The memory system contains the control section of the computer. It accepts 'result tokens' and inserts the data items into the corresponding memory cell. Once a cell has all its operands it becomes active, and the memory controller creates an 'operation token' which can be queued ready for execution, see figure 2.6-4. The communications network sends the operation tokens to any processing elements that are free.

data flow computer

Figure 2.6-4 Data Flow Computer

Once a processing element receives an operation token it is decoded and the instruction executed on its operands. The result(s) are then placed in a result token and are sent back to the memory system which places them in the memory cell(s) indicated by the result pointer. Result tokens contain the operands for other instructions which leads to the generation of new operation tokens and so process repeats until the program is complete.

Once a result token has been sent to the memory system the processing element must wait for another operations token from the memory system. The computer can be enhanced by having a token buffer in front of every processing element. Once the processing element has sent out its result token, it can collect the next operation token from this buffer without delay.

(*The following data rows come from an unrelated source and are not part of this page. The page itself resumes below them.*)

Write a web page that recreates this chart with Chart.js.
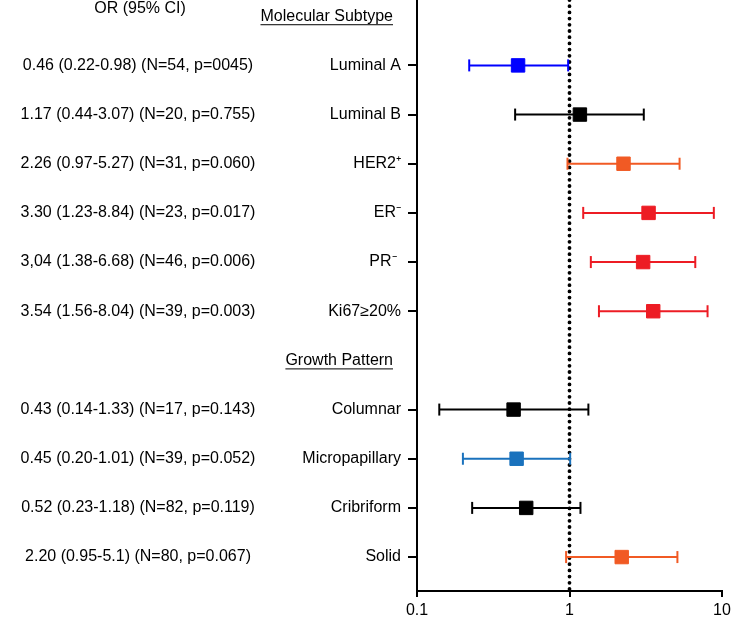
<!DOCTYPE html>
<html>
<head>
<meta charset="utf-8">
<script src="https://cdn.jsdelivr.net/npm/chart.js@4.4.1/dist/chart.umd.min.js"></script>
<style>
    html, body { margin: 0; padding: 0; background: #fff; }
    canvas { display: block; }
</style>
</head>
<body>
<canvas id="forest" width="731" height="623"></canvas>
<script>
// ── Data ──
const rowLabels = ['Luminal A', 'Luminal B', 'HER2⁺', 'ER⁻', 'PR⁻ ', 'Ki67≥20%',
                   'Columnar', 'Micropapillary', 'Cribriform', 'Solid'];
const rowPos    = [1, 2, 3, 4, 5, 6, 8, 9, 10, 11];
const orValues  = [0.46, 1.17, 2.26, 3.30, 3.04, 3.54, 0.43, 0.45, 0.52, 2.20];
const ciLow     = [0.22, 0.44, 0.97, 1.23, 1.38, 1.56, 0.14, 0.20, 0.23, 0.95];
const ciHigh    = [0.98, 3.07, 5.27, 8.84, 6.68, 8.04, 1.33, 1.01, 1.18, 5.1];
const orText    = [
    '0.46 (0.22-0.98) (N=54, p=0045)',
    '1.17 (0.44-3.07) (N=20, p=0.755)',
    '2.26 (0.97-5.27) (N=31, p=0.060)',
    '3.30 (1.23-8.84) (N=23, p=0.017)',
    '3,04 (1.38-6.68) (N=46, p=0.006)',
    '3.54 (1.56-8.04) (N=39, p=0.003)',
    '0.43 (0.14-1.33) (N=17, p=0.143)',
    '0.45 (0.20-1.01) (N=39, p=0.052)',
    '0.52 (0.23-1.18) (N=82, p=0.119)',
    '2.20 (0.95-5.1) (N=80, p=0.067)',
];
const rowColors = ['#0000ff', '#000000', '#f15a24', '#ed1c24', '#ed1c24', '#ed1c24',
                   '#000000', '#1a72bd', '#000000', '#f15a24'];
const groupHeaders = ['Molecular Subtype', 'Growth Pattern'];
const headerPos    = [0, 7];
const xTicks       = [0.1, 1, 10];
const yRange       = [-0.33, 11.69];

const FONT = { family: '"Liberation Sans", Arial, sans-serif', size: 16 };

// ── Datasets ──
const markerSet = {
    type: 'scatter',
    data: orValues.map((v, i) => ({ x: v, y: rowPos[i] })),
    pointStyle: 'rect',
    pointRadius: 9.5,
    backgroundColor: rowColors,
    borderColor: rowColors,
    borderWidth: 1,
};

const ciSets = rowPos.map((p, i) => ({
    type: 'line',
    data: [{ x: ciLow[i], y: p }, { x: ciHigh[i], y: p }],
    borderColor: rowColors[i],
    borderWidth: 2,
    pointStyle: 'line',
    rotation: 90,
    pointRadius: 6,
    pointBorderWidth: 2,
    pointBorderColor: rowColors[i],
}));

const refLine = {
    type: 'line',
    data: [{ x: 1, y: yRange[0] }, { x: 1, y: yRange[1] }],
    borderColor: '#000',
    borderWidth: 3.8,
    borderDash: [0, 6.2],
    borderCapStyle: 'round',
    pointRadius: 0,
};

// ── Text column & group headers ──
const textPlugin = {
    id: 'textColumn',
    afterDraw(chart) {
        const { ctx } = chart;
        const y = chart.scales.y;
        ctx.save();
        ctx.fillStyle = '#000';
        ctx.font = `${FONT.size}px ${FONT.family}`;
        ctx.textBaseline = 'middle';

        ctx.textAlign = 'center';
        ctx.fillText('OR (95% CI)', 140, y.getPixelForValue(-0.15));
        orText.forEach((t, i) => ctx.fillText(t, 138, y.getPixelForValue(rowPos[i])));

        ctx.textAlign = 'right';
        ctx.lineWidth = 1;
        ctx.strokeStyle = '#000';
        groupHeaders.forEach((h, i) => {
            const py = y.getPixelForValue(headerPos[i]);
            ctx.fillText(h, 393, py);
            const w = ctx.measureText(h).width;
            ctx.beginPath();
            ctx.moveTo(393 - w, py + 8.5);
            ctx.lineTo(393, py + 8.5);
            ctx.stroke();
        });
        ctx.restore();
    },
};

new Chart(document.getElementById('forest'), {
    data: { datasets: [markerSet, ...ciSets, refLine] },
    options: {
        responsive: false,
        animation: false,
        layout: { autoPadding: false, padding: { left: 0, right: 9, top: 0, bottom: 0 } },
        plugins: { legend: { display: false }, tooltip: { enabled: false } },
        scales: {
            x: {
                type: 'logarithmic',
                position: 'bottom',
                min: 0.1,
                max: 10,
                afterBuildTicks: s => { s.ticks = xTicks.map(v => ({ value: v, major: true })); },
                afterFit: s => { s.height = 32; s.paddingLeft = 0; s.paddingRight = 0; },
                ticks: {
                    color: '#000', font: FONT, padding: 4, autoSkip: false, maxRotation: 0,
                    callback: v => String(v),
                },
                grid: { drawOnChartArea: false, drawTicks: true, tickLength: 6, color: '#000', lineWidth: 2 },
                border: { display: true, color: '#000', width: 2 },
            },
            y: {
                type: 'linear',
                reverse: true,
                min: yRange[0],
                max: yRange[1],
                afterBuildTicks: s => { s.ticks = rowPos.map(v => ({ value: v })); },
                afterFit: s => { s.width = 417; s.paddingTop = 0; s.paddingBottom = 0; },
                ticks: {
                    color: '#000', font: FONT, padding: 7, autoSkip: false,
                    callback: (v, i) => rowLabels[i],
                },
                grid: { drawOnChartArea: false, drawTicks: true, tickLength: 9, color: '#000', lineWidth: 2 },
                border: { display: true, color: '#000', width: 2 },
            },
        },
    },
    plugins: [textPlugin],
});
</script>
</body>
</html>
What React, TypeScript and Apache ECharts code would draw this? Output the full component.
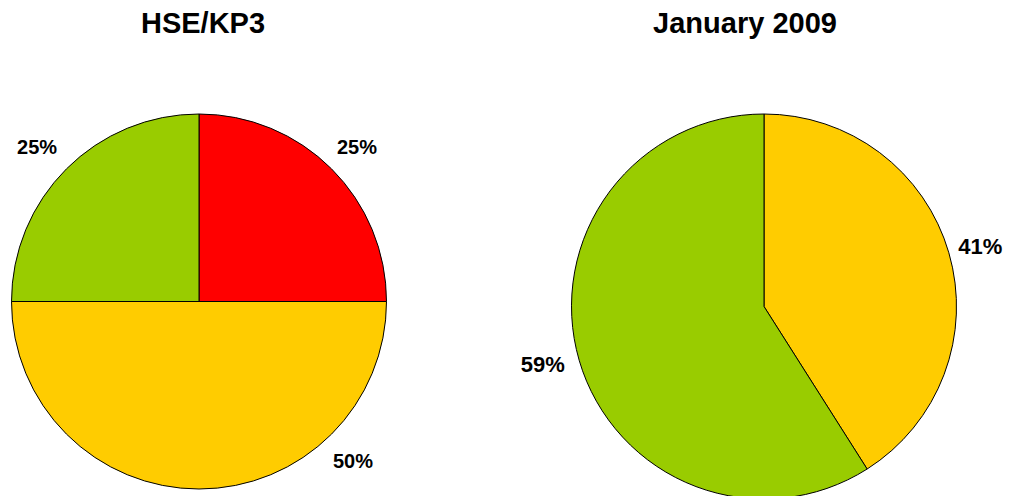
import React, { useEffect, useRef } from "react";
import * as echarts from "echarts";

const leftTitle = "HSE/KP3";
const rightTitle = "January 2009";
const leftNames = ["Red", "Yellow", "Green"];
const leftValues = [25, 50, 25];
const leftColors = ["#FF0000", "#FFCC00", "#99CC00"];
const rightNames = ["Yellow", "Green"];
const rightValues = [41, 59];
const rightColors = ["#FFCC00", "#99CC00"];

const FONT = "'Liberation Sans', Arial, Helvetica, sans-serif";

function pieSeries(names: string[], values: number[], colors: string[], center: number[], r: number) {
  return {
    type: "pie",
    center,
    radius: [0, r],
    startAngle: 90,
    clockwise: true,
    silent: true,
    label: { show: false },
    labelLine: { show: false },
    data: values.map((v, i) => ({
      name: names[i],
      value: v,
      itemStyle: { color: colors[i], borderColor: "#000", borderWidth: 1 },
    })),
  };
}

function labelRing(
  names: string[],
  values: number[],
  center: number[],
  r: number,
  fontSize: number,
  offsets: Record<number, number[]>
) {
  return {
    type: "pie",
    center,
    radius: [r * 1.13, r * 1.19],
    startAngle: 90,
    clockwise: true,
    silent: true,
    itemStyle: { color: "transparent", borderWidth: 0 },
    labelLine: { show: false },
    label: {
      show: true,
      position: "inside",
      formatter: "{c}%",
      color: "#000",
      fontFamily: FONT,
      fontWeight: "bold",
      fontSize,
    },
    data: values.map((v, i) => ({
      name: names[i],
      value: v,
      label: offsets[i] ? { offset: offsets[i] } : undefined,
    })),
  };
}

export default function App() {
  const ref = useRef<HTMLDivElement>(null);
  useEffect(() => {
    if (!ref.current) return;
    const chart = echarts.init(ref.current, null, { renderer: "svg" });
    chart.setOption({
      animation: false,
      backgroundColor: "#fff",
      title: [
        {
          text: leftTitle,
          left: 198,
          top: 3,
          textAlign: "center",
          textStyle: { fontFamily: FONT, fontWeight: "bold", fontSize: 29, color: "#000" },
        },
        {
          text: rightTitle,
          left: 740,
          top: 3,
          textAlign: "center",
          textStyle: { fontFamily: FONT, fontWeight: "bold", fontSize: 29, color: "#000" },
        },
      ],
      series: [
        pieSeries(leftNames, leftValues, leftColors, [199, 301.5], 187.5),
        labelRing(leftNames, leftValues, [199, 301.5], 187.5, 20, {
          0: [2, 1],
          1: [154, -61],
          2: [-6, 1],
        }),
        pieSeries(rightNames, rightValues, rightColors, [764, 306.5], 192.5),
        labelRing(rightNames, rightValues, [764, 306.5], 192.5, 22, {
          0: [-1, 3],
          1: [-4, -5],
        }),
      ],
    });
    return () => chart.dispose();
  }, []);
  return (
    <div
      ref={ref}
      style={{ position: "fixed", left: 0, top: 0, width: 1015, height: 496 }}
    />
  );
}
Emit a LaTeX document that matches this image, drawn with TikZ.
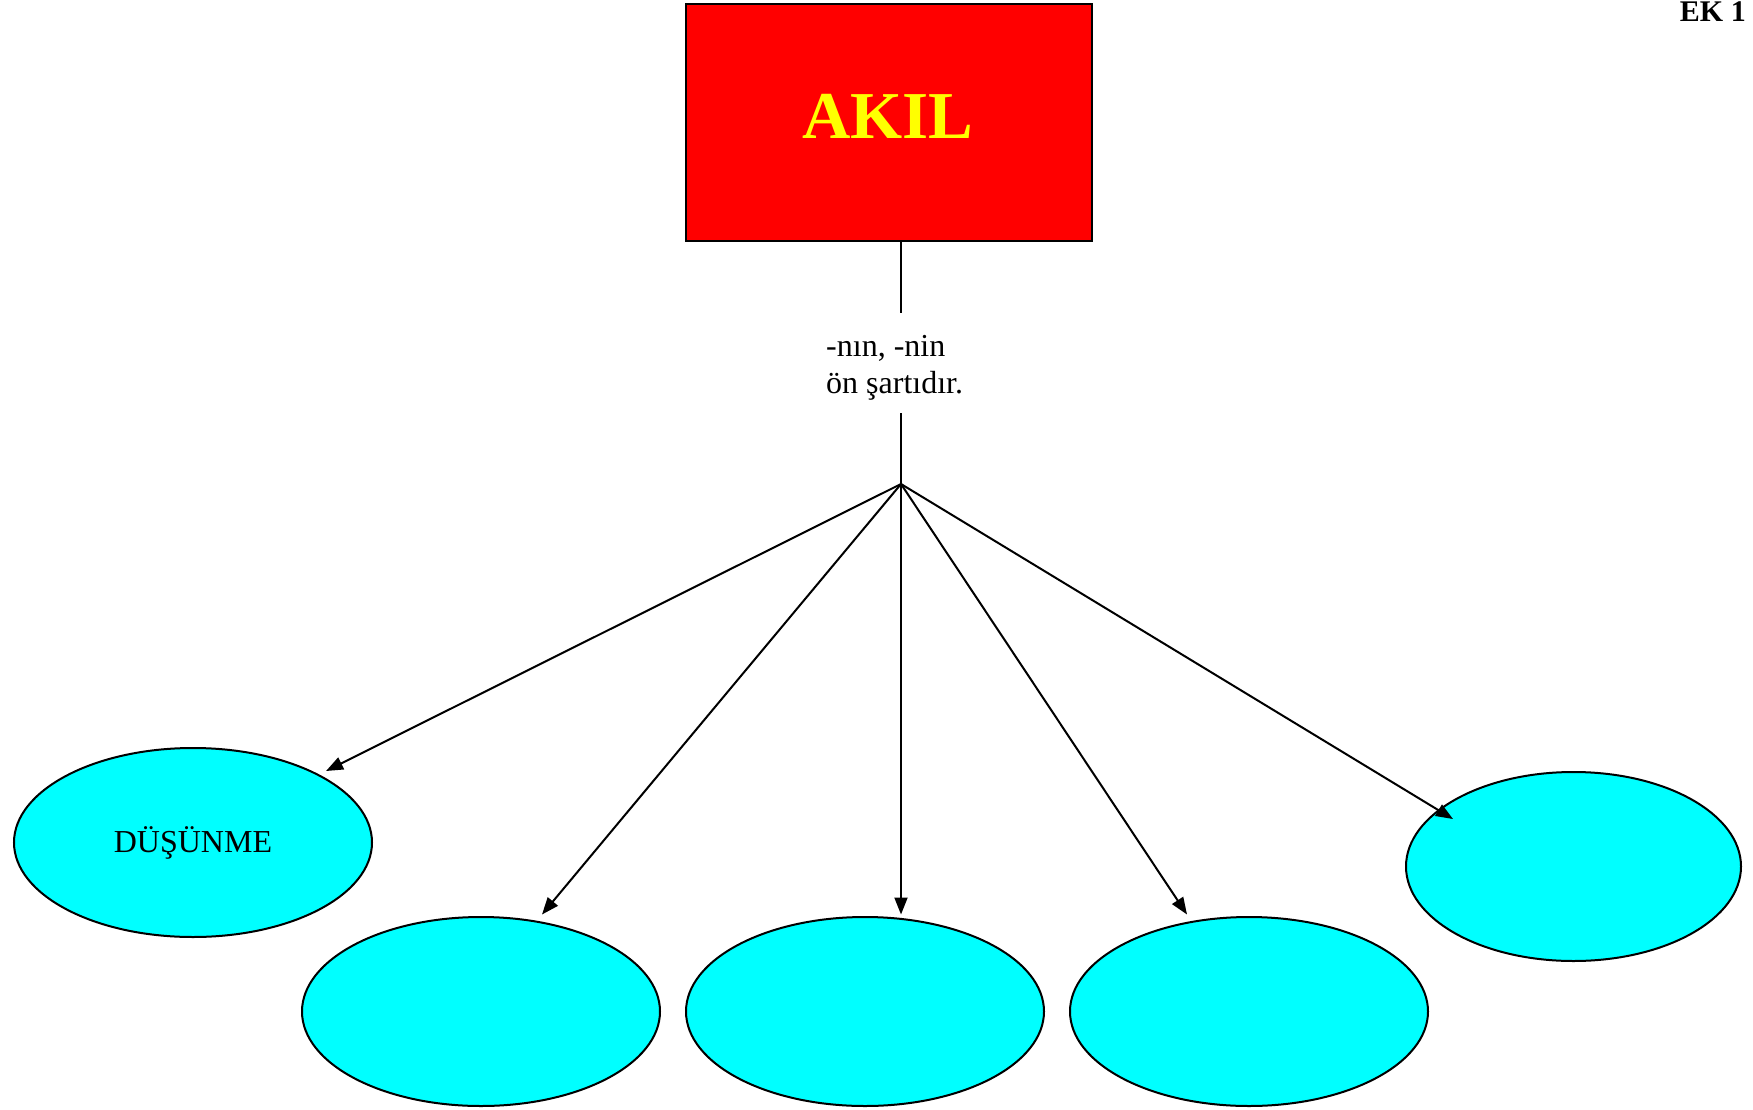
\documentclass[tikz,border=0pt]{standalone}
\usepackage{fontspec}
\setmainfont{Liberation Serif}
\usetikzlibrary{shapes.geometric,arrows.meta,calc}
\definecolor{akred}{RGB}{255,0,0}
\definecolor{akyellow}{RGB}{255,255,0}
\definecolor{akcyan}{RGB}{0,255,255}
\begin{document}
\begin{tikzpicture}[x=1pt,y=-1pt,
  bubble/.style={ellipse,draw=black,line width=2pt,fill=akcyan,inner sep=0pt,
    minimum width=358pt,minimum height=189pt,font=\fontsize{32}{37}\selectfont},
  conn/.style={line width=2pt},
  arr/.style={line width=2pt,-{Triangle[length=17pt,width=13pt]}}]
\useasboundingbox (0,0) rectangle (1753,1110);
% top box
\node[draw=black,line width=2.5pt,fill=akred,minimum width=406pt,minimum height=237pt,inner sep=0pt] (akil) at (889,122.5) {};
\node[anchor=base,inner sep=0pt,text=akyellow,font=\fontsize{67}{70}\selectfont\bfseries] (akilt) at (888,139) {AKIL};
% EK 1
\node[anchor=base east,inner sep=0pt,font=\fontsize{30}{34}\selectfont\bfseries] (ek) at (1746,22) {EK 1};
% label
\node[anchor=base west,inner sep=0pt,align=left,font=\fontsize{32}{37}\selectfont] (lbl) at (826,356) {-nın, -nin};
\node[anchor=base west,inner sep=0pt,align=left,font=\fontsize{32}{37}\selectfont] (lbl2) at (826,393) {ön şartıdır.};
\coordinate (j) at (901,484);
\coordinate (la) at (901,313);
\coordinate (lb) at (901,413);
\draw[conn] (j |- akil.south) -- (la);
\draw[conn] (lb) -- (j);
% ellipses
\node[bubble] (e1) at (193,842.5) {DÜŞÜNME};
\node[bubble] (e2) at (481,1011.5) {};
\node[bubble] (e3) at (865,1011.5) {};
\node[bubble] (e4) at (1249,1011.5) {};
\node[bubble,minimum width=335pt] (e5) at (1573.5,866.5) {};
% arrow tips
\coordinate (t1) at ($(e1.center)+(133,-71.5)$);
\coordinate (t2) at ($(e2.center)+(61,-97)$);
\coordinate (t3) at ($(e3.center)+(36,-97)$);
\coordinate (t4) at ($(e4.center)+(-62,-97)$);
\coordinate (t5) at ($(e5.center)+(-120.5,-47.5)$);
\draw[arr] (j) -- (t1);
\draw[arr] (j) -- (t2);
\draw[arr] (j) -- (t3);
\draw[arr] (j) -- (t4);
\draw[arr] (j) -- (t5);
\end{tikzpicture}
\end{document}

The data flow hardware model of a parallel computer is particularly suitable for being programmed in 'functional languages'. Functional languages are characterised by expressions feeding their results directly into other expressions, which in turn feed other expressions - variables are avoided.

A particular problem in programming many types of parallel computer is 'load balancing' which involves keeping all the processors equally busy. Another problem is that of data dependency and only scheduling instructions when their operands are available. Data flow computers do not face these problems.

All data dependencies are resolved by the data flow graph description of the program. There is no need for explicit parallel declarations in a data flow program, and they have nothing to indicate the order of execution. There is also no need to find parallel algorithms. A suitable order of execution is revealed at run-time by the availability of data. The order of execution is not controlled by the instructions as in a normal computer, but rather by the availability and flow of data.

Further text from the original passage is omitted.